J’avais embarqué le type de la TV en gare de Neuchâtel.
— On passera par la Vue-des-Alpes. C’est mieux pour découvrir le Haut.
— Comme vous voulez. Je suis en repérage pour une émission culturelle. Vous serez mon « fixeur ». Je dois trouver un sujet.
La brume se dégagea dans la descente du Reymond.
— Voyez, la ville est construite en damier, « à l’américaine ».
— A cause du Corbusier ?
Je n’ai pas voulu faire des précisions historiques. « Le Genevois » commençait à me les gonfler.
— Voici « Le Pod » et là le Club 44, un haut lieu de culture.
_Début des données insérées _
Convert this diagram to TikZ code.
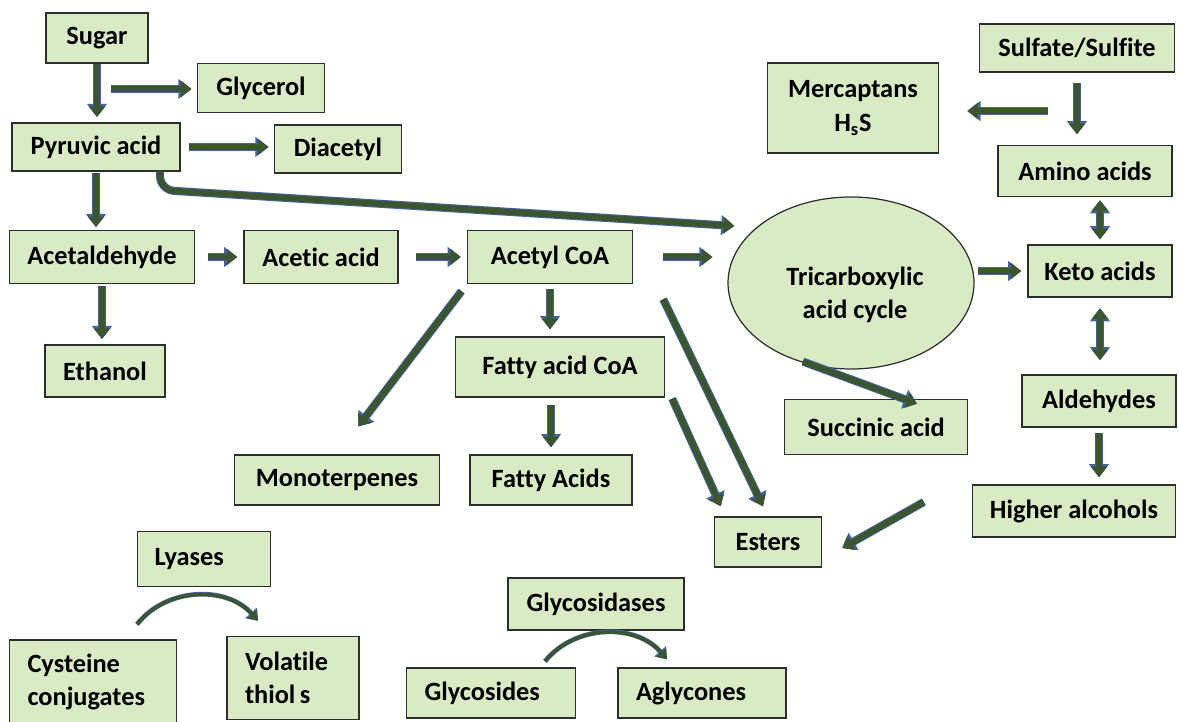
\documentclass[tikz,border=0pt]{standalone}
\usepackage{fontspec}
\setmainfont[Ligatures=NoCommon]{Carlito}
\usetikzlibrary{arrows.meta, shapes, calc, positioning}
\definecolor{boxfill}{HTML}{D8EBC5}
\definecolor{boxline}{HTML}{2E2E2E}
\definecolor{flowgreen}{HTML}{3A5530}
\definecolor{flowblue}{HTML}{43639A}
\newcommand{\lblfont}{\bfseries\fontsize{15}{19}\selectfont}

\tikzset{
  fg/.tip={Triangle[length=6pt,width=9pt]},
  bg/.tip={Triangle[length=7.5pt,width=11pt]},
  box/.style={draw=boxline, line width=0.8pt, fill=boxfill, font=\lblfont, align=center, inner sep=2pt},
  sz/.style 2 args={minimum width=#1*0.02cm, minimum height=#2*0.02cm},
  flow/.style={draw=flowgreen, line width=3.4pt, -fg, preaction={draw=flowblue, line width=4.6pt, -bg}},
  twoway/.style={draw=flowgreen, line width=3.4pt, fg-fg, preaction={draw=flowblue, line width=4.6pt, bg-bg}},
  curv/.style={draw=flowgreen, line width=1.9pt, -{Triangle[length=5pt,width=7pt]}, preaction={draw=flowblue, line width=2.7pt, -{Triangle[length=6pt,width=8.5pt]}}}
}

\begin{document}
\begin{tikzpicture}[x=0.02cm, y=-0.02cm]
\useasboundingbox (0,0) rectangle (1179,722);

% left column
\node[box, sz={102}{50}] (sugar) at (97,38) {Sugar};
\node[box, sz={127}{49}] (glycerol) at (261,88) {Glycerol};
\node[box, sz={168}{48}] (pyruvic) at (96,147) {Pyruvic acid};
\node[box, sz={127}{48}] (diacetyl) at (338,149) {Diacetyl};
\node[box, sz={185}{53}] (acetald) at (102,257) {Acetaldehyde};
\node[box, sz={154}{53}] (acetic) at (321,257) {Acetic acid};
\node[box, sz={165}{53}] (acetylcoa) at (550,257) {Acetyl CoA};
\node[box, sz={120}{52}] (ethanol) at (105,371) {Ethanol};
\node[box, sz={209}{60}] (fattycoa) at (560,367) {Fatty acid CoA};
\node[box, sz={205}{50}] (monoterp) at (337,480) {Monoterpenes};
\node[box, sz={162}{50}] (fattyacids) at (551,480) {Fatty Acids};
\node[box, sz={107}{50}] (esters) at (768,542) {Esters};

% right side
\node[ellipse, draw=boxline, line width=0.7pt, fill=boxfill, sz={246}{172}] (tca) at (851,283) {};
\node[font=\lblfont, align=center] (tcatext) at (855,295) {Tricarboxylic\\acid cycle};
\node[box, sz={183}{55}] (succinic) at (876,427) {Succinic acid};
\node[box, sz={195}{48}] (sulfate) at (1077,48) {Sulfate/Sulfite};
\node[box, sz={171}{90}] (mercapt) at (853,108) {Mercaptans\\H\textsubscript{s}S};
\node[box, sz={174}{51}] (amino) at (1085,171) {Amino acids};
\node[box, sz={144}{52}] (keto) at (1100,271) {Keto acids};
\node[box, sz={154}{52}] (aldehydes) at (1099,401) {Aldehydes};
\node[box, sz={203}{52}] (higheralc) at (1074,511) {Higher alcohols};

% enzymes
\node[box, sz={133}{55}, align=left, text width=1.98cm] (lyases) at (204,559) {Lyases};
\node[box, sz={167}{84}, align=left, text width=2.62cm] (cysteine) at (93,682) {Cysteine\\conjugates};
\node[box, sz={132}{83}, align=left, text width=1.92cm] (thiols) at (293,678) {Volatile\\thiol\,s};
\node[box, sz={176}{52}] (glycosidases) at (596,604) {Glycosidases};
\node[box, sz={169}{50}, align=left, text width=2.66cm] (glycosides) at (491,693) {Glycosides};
\node[box, sz={168}{50}, align=left, text width=2.64cm] (aglycones) at (702,693) {Aglycones};

% arrows
\draw[flow, shorten >=3pt] (sugar.south) -- (sugar.south |- pyruvic.north);
\coordinate (gly0) at (111,89);
\draw[flow, shorten >=3pt] (gly0) -- (gly0 -| glycerol.west);
\draw[flow, shorten <=4.5pt, shorten >=3pt] (pyruvic.east) -- (pyruvic.east -| diacetyl.west);
\draw[flow, shorten <=1pt, shorten >=1.5pt] (pyruvic.south) -- (pyruvic.south |- acetald.north);
\coordinate (bend) at (160,190);
\draw[flow, rounded corners=8pt] (pyruvic.south -| bend) -- (bend) -- ($(tca.west)+(7,-57)$);
\draw[flow, shorten <=7pt, shorten >=3.4pt] (acetald.east) -- (acetic.west);
\draw[flow, shorten <=9.6pt, shorten >=3.4pt] (acetic.east) -- (acetylcoa.west);
\draw[flow, shorten <=17pt, shorten >=8.5pt] (acetylcoa.east) -- (acetylcoa.east -| tca.west);
\draw[flow, shorten <=1pt, shorten >=3pt] (acetald.south) -- (acetald.south |- ethanol.north);
\draw[flow, shorten <=3pt, shorten >=4pt] (acetylcoa.south) -- (acetylcoa.south |- fattycoa.north);
\draw[flow, shorten <=5pt, shorten >=20pt] (acetylcoa.south west) -- (monoterp.north);
\draw[flow] ($(acetylcoa.south east)+(30,15)$) -- ($(esters.north)+(-5,-10)$);
\draw[flow] ($(fattycoa.south east)+(7,1)$) -- ($(esters.north west)+(7,-10)$);
\draw[flow, shorten <=4pt, shorten >=4pt] (fattyacids.north |- fattycoa.south) -- (fattyacids.north);
\draw[flow] ($(tca.south)+(-48,-8)$) -- ($(succinic.north)+(41,5)$);
\draw[flow, shorten <=2pt, shorten >=3.4pt] (tca.east |- keto.west) -- (keto.west);
\draw[flow, shorten >=16pt] ($(mercapt.east)+(109,3)$) -- ($(mercapt.east)+(0,3)$);
\draw[flow, shorten <=6pt, shorten >=6pt] (sulfate.south) -- (sulfate.south |- amino.north);
\draw[twoway, shorten <=1.7pt, shorten >=2.8pt] (keto.north |- amino.south) -- (keto.north);
\draw[twoway, shorten <=6pt, shorten >=8pt] (keto.south) -- (keto.south |- aldehydes.north);
\draw[flow, shorten <=3pt, shorten >=4pt] (aldehydes.south) -- (aldehydes.south |- higheralc.north);
\draw[flow] ($(higheralc.west)+(-48,-9)$) -- ($(esters.east)+(20,6)$);

\draw[curv] ($(cysteine.north)+(44,-15)$) to[bend left=50] ($(thiols.north)+(-35,-15)$);
\draw[curv] ($(glycosides.north)+(54,-6)$) to[bend left=50] ($(aglycones.north)+(-35,-8)$);
\end{tikzpicture}
\end{document}
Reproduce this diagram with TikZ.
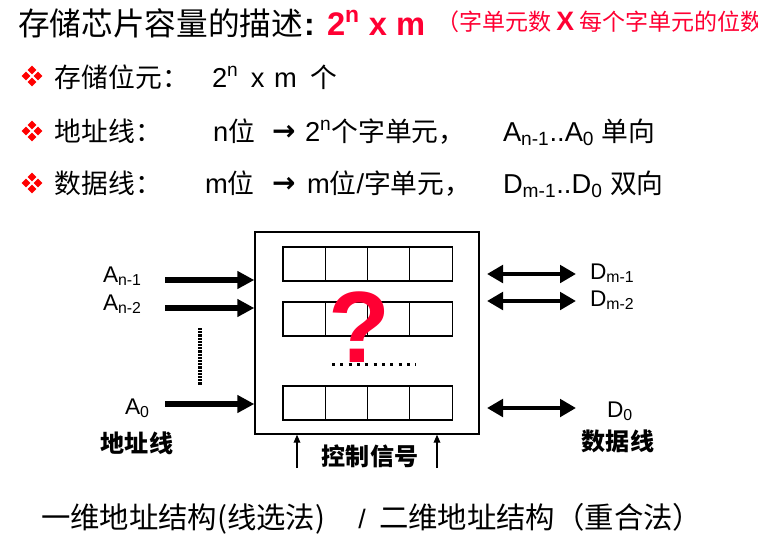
\documentclass[tikz,border=0pt]{standalone}
\usepackage{fontspec}
\setmainfont{Liberation Sans}
\newfontfamily\cjk{Noto Sans CJK SC}[Scale=1.08]
\newfontfamily\symfont{DejaVu Sans}
\usetikzlibrary{arrows.meta}
\definecolor{titlered}{RGB}{255,0,51}
\definecolor{bulletred}{RGB}{255,0,0}
% Chinese words inside the bullet lines
\newcommand\lz[1]{{\cjk\fontsize{18.6}{22}\selectfont #1}}

\begin{document}
\begin{tikzpicture}[x=0.75pt,y=-0.75pt,
  txt/.style={inner sep=0pt, outer sep=0pt, anchor=base west},
  linefont/.style={font=\fontsize{20.5}{24}\selectfont},
  lblfont/.style={font=\fontsize{17}{20}\selectfont},
  boldlbl/.style={inner sep=0pt, font=\cjk\bfseries\fontsize{16.7}{20}\selectfont},
  cell/.style={draw, line width=0.8pt, inner sep=0pt, minimum width=31.7pt, minimum height=25.5pt},
  addrarrow/.style={line width=4.5pt, -{Triangle[length=12.75pt,width=12.75pt]}},
  dataarrow/.style={line width=3.6pt, {Triangle[length=12pt,width=13pt]}-{Triangle[length=12pt,width=13pt]}},
  ctrlarrow/.style={line width=0.9pt, -{Triangle[length=6pt,width=5pt]}},
  bulletmark/.pic={
    \foreach \dx/\dy in {0/-6,6/0,0/6,-6/0}
      \fill[bulletred] (\dx,\dy) ++(0,-4.3) -- ++(4.3,4.3) -- ++(-4.3,4.3) -- ++(-4.3,-4.3) -- cycle;
  }]
\useasboundingbox (0,0) rectangle (758,537);

% heading
\node[txt, font=\cjk\fontsize{22}{26}\selectfont] (title) at (18,35) {存储芯片容量的描述};
\node[txt, font=\bfseries\fontsize{24}{28}\selectfont] (colon) at (304,35) {:};
\node[txt, text=titlered, font=\bfseries\fontsize{24.5}{30}\selectfont] (size) at (327,35) {2\textsuperscript{n} x m};
\node[txt, text=titlered, font=\cjk\fontsize{16}{19}\selectfont] (note) at (436,30)
  {（字单元数 {\rmfamily\bfseries\fontsize{20}{22}\selectfont X} 每个字单元的位数）};

% bullet lines
\pic at (32,76) {bulletmark};
\pic at (32,131) {bulletmark};
\pic at (32,183) {bulletmark};

\node[txt, linefont] (l1a) at (55,87) {\lz{存储位元：}};
\node[txt, linefont] (l1b) at (212,87) {2\textsuperscript{n}\hspace{0.45em}x\hspace{0.35em}m\hspace{0.5em}\lz{个}};

\node[txt, linefont] (l2a) at (55,141) {\lz{地址线：}};
\node[txt, linefont] (l2b) at (213,141) {n\lz{位}};
\node[txt, font=\symfont\bfseries\fontsize{21}{24}\selectfont] (l2c) at (272,140) {→};
\node[txt, linefont] (l2d) at (305,141) {2\textsuperscript{n}\lz{个字单元，}};
\node[txt, linefont] (l2e) at (503,141) {A\textsubscript{n-1}..A\textsubscript{0} \lz{单向}};

\node[txt, linefont] (l3a) at (55,193) {\lz{数据线：}};
\node[txt, linefont] (l3b) at (205,193) {m\lz{位}};
\node[txt, font=\symfont\bfseries\fontsize{21}{24}\selectfont] (l3c) at (272,192) {→};
\node[txt, linefont] (l3d) at (307,193) {m\lz{位}/\lz{字单元，}};
\node[txt, linefont] (l3e) at (503,193) {D\textsubscript{m-1}..D\textsubscript{0} \lz{双向}};

% memory chip with its word cells
\node[draw, line width=1pt, inner sep=0pt, minimum width=168pt, minimum height=151.5pt] (chip) at (367,333) {};
\foreach \r/\y in {1/264,2/319,3/403}
  \foreach \c/\x in {1/304.1,2/346.4,3/388.6,4/430.9}
    \node[cell] (cell\r\c) at (\x,\y) {};

\node[inner sep=0pt, anchor=base, text=titlered, font=\bfseries\fontsize{76}{80}\selectfont] (quest) at (359,362) {?};
\coordinate (dotl) at (332,364);
\coordinate (dotr) at (416,364);
\draw[line width=2.25pt, dash pattern=on 2.25pt off 4pt] (dotl) -- (dotr);

% address lines
\node[txt, lblfont] (an1) at (103,282) {A\textsubscript{n-1}};
\node[txt, lblfont] (an2) at (103,310) {A\textsubscript{n-2}};
\node[txt, lblfont] (a0) at (125,414) {A\textsubscript{0}};
\coordinate (s1) at (165,280);
\coordinate (s2) at (165,308);
\coordinate (s0) at (165,404);
\draw[addrarrow] (s1) -- (s1 -| chip.west);
\draw[addrarrow] (s2) -- (s2 -| chip.west);
\draw[addrarrow] (s0) -- (s0 -| chip.west);
\coordinate (vtop) at (200,328);
\coordinate (vbot) at (200,385);
\draw[line width=3.2pt, dash pattern=on 1.6pt off 0.8pt] (vtop) -- (vbot);
\node[boldlbl] (addr) at (137,443) {地址线};

% data lines
\coordinate (d1l) at (487,274);
\coordinate (d1r) at (576,274);
\coordinate (d2l) at (487,301);
\coordinate (d2r) at (576,301);
\coordinate (d0l) at (487,408);
\coordinate (d0r) at (576,408);
\draw[dataarrow] (d1l) -- (d1r);
\draw[dataarrow] (d2l) -- (d2r);
\draw[dataarrow] (d0l) -- (d0r);
\node[txt, lblfont] (dm1) at (590,279) {D\textsubscript{m-1}};
\node[txt, lblfont] (dm2) at (590,306) {D\textsubscript{m-2}};
\node[txt, lblfont] (d0) at (607,417) {D\textsubscript{0}};
\node[boldlbl] (data) at (618,441) {数据线};

% control signals
\coordinate (c1) at (297,468);
\coordinate (c2) at (437,468);
\draw[ctrlarrow] (c1) -- (c1 |- chip.south);
\draw[ctrlarrow] (c2) -- (c2 |- chip.south);
\node[boldlbl] (ctrl) at (370,456) {控制信号};

% bottom caption
\node[txt, font=\cjk\fontsize{20.4}{24}\selectfont] (cap1) at (41,528) {一维地址结构(线选法)};
\node[inner sep=0pt, anchor=base, font=\fontsize{20}{24}\selectfont] (slash) at (362,528) {/};
\node[txt, font=\cjk\fontsize{20.4}{24}\selectfont] (cap2) at (379,528) {二维地址结构（重合法）};
\end{tikzpicture}
\end{document}
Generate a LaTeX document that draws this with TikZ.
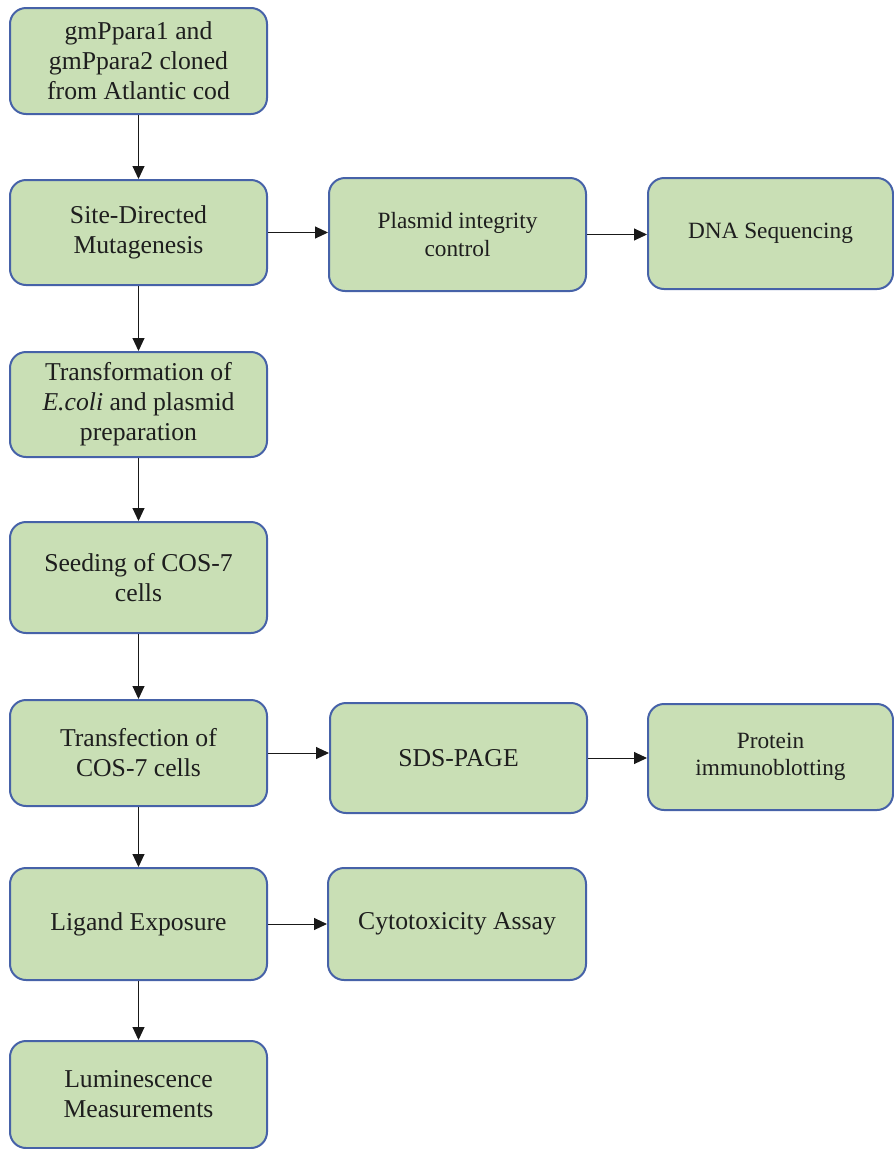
\documentclass[tikz,border=0pt]{standalone}
\usepackage{fontspec}
\setmainfont{Liberation Serif}
\usetikzlibrary{arrows.meta}
\definecolor{boxfill}{HTML}{C9DFB5}
\definecolor{boxline}{HTML}{4662A8}
\definecolor{txt}{HTML}{1E1E1E}
\tikzset{
  stepbox/.style={draw=boxline, fill=boxfill, line width=2pt, rounded corners=16pt,
    align=center, text=txt, inner sep=0pt, font=\fontsize{25.7}{30}\selectfont},
  smalltext/.style={font=\fontsize{23.3}{27.5}\selectfont},
  flow/.style={-{Triangle[length=13pt,width=12pt]}, line width=1pt, draw=black!90}
}
\begin{document}
\begin{tikzpicture}[x=1pt,y=-1pt]
\useasboundingbox (0,0) rectangle (894,1149);
% left column
\node[stepbox, minimum width=257pt, minimum height=106pt] (b1) at (138.5,61) {gmPpara1 and\\gmPpara2 cloned\\from Atlantic cod};
\node[stepbox, minimum width=257pt, minimum height=105pt] (b2) at (138.5,232.5) {Site-Directed\\Mutagenesis};
\node[stepbox, minimum width=257pt, minimum height=105pt] (b3) at (138.5,404.5) {Transformation of\\\textit{E.coli} and plasmid\\preparation};
\node[stepbox, minimum width=257pt, minimum height=111pt] (b4) at (138.5,577.5) {Seeding of COS-7\\cells};
\node[stepbox, minimum width=257pt, minimum height=106pt] (b5) at (138.5,753) {Transfection of\\COS-7 cells};
\node[stepbox, minimum width=257pt, minimum height=112pt] (b6) at (138.5,924) {Ligand Exposure};
\node[stepbox, minimum width=257pt, minimum height=107pt] (b7) at (138.5,1094.5) {Luminescence\\Measurements};
% middle column
\node[stepbox, smalltext, minimum width=257pt, minimum height=113pt] (p) at (457.5,234.5) {Plasmid integrity\\control};
\node[stepbox, minimum width=257pt, minimum height=110pt] (s) at (458.5,758) {SDS-PAGE};
\node[stepbox, minimum width=258pt, minimum height=112pt] (c) at (457,924) {Cytotoxicity Assay};
% right column
\node[stepbox, smalltext, minimum width=245pt, minimum height=111pt] (d) at (770.5,233.5) {DNA Sequencing};
\node[stepbox, smalltext, minimum width=245pt, minimum height=106pt] (pr) at (770.5,757) {Protein\\immunoblotting};
% vertical connectors
\draw[flow] (b1.south) -- (b2.north);
\draw[flow] (b2.south) -- (b3.north);
\draw[flow] (b3.south) -- (b4.north);
\draw[flow] (b4.south) -- (b5.north);
\draw[flow] (b5.south) -- (b6.north);
\draw[flow] (b6.south) -- (b7.north);
% horizontal connectors
\draw[flow] (b2.east) -- (b2.east -| p.west);
\draw[flow] (p.east) -- (p.east -| d.west);
\draw[flow] (b5.east) -- (b5.east -| s.west);
\draw[flow] (s.east) -- (s.east -| pr.west);
\draw[flow] (b6.east) -- (b6.east -| c.west);
\end{tikzpicture}
\end{document}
Le gars répondit à son portable.
— Ma productrice veut du « trash », convenable, suisse.
— Du « suisse trash ». Je vois.
La scène alternative musicale avait beaucoup souffert à cause du Covid. Un oiseau siffla. Le printemps était venu. Je respirais mieux. 5/7/5 syllabes, j’avais trouvé !
Après la grande fontaine, je l’avais conduit vers une baraque bizarre.
— C’est le club secret des sonneurs de Haïku des Montagnes, des rebelles, du lourd. Ils continuent de se réunir au mépris des autorités sanitaires. Le toubib cantonal est un taliban de l’hygiène.
— Ail-cul ? C’est du dialecte ?
— Non, du japonais, une poésie minimaliste en tercet de 5, 7 et 5 syllabes.
Un type, allure de bûcheron barbu, nous avait ouvert :
« Bienvenue ami/Ici, le sens des mots luit/Pour te libérer ».
On nous servit des bières. Cela théorisait, versifiait, une fille en tong déclama des sons. Un blond à barbichette versa de la bleue. « Dans les vers », dis-je, me croyant drôle. L’eau se troubla comme nos pensées.
Le bûcheron prit à partie le « recherchiste », marchandant l’absinthe contre un haïku. L’autre ne savait plus où se mettre, perdant ses mots, comptant à rebours les syllabes. Il s’enfuit furieux. Et tout illuminé, je conclus qu’en fin de repérage se trouve le mot « rage ».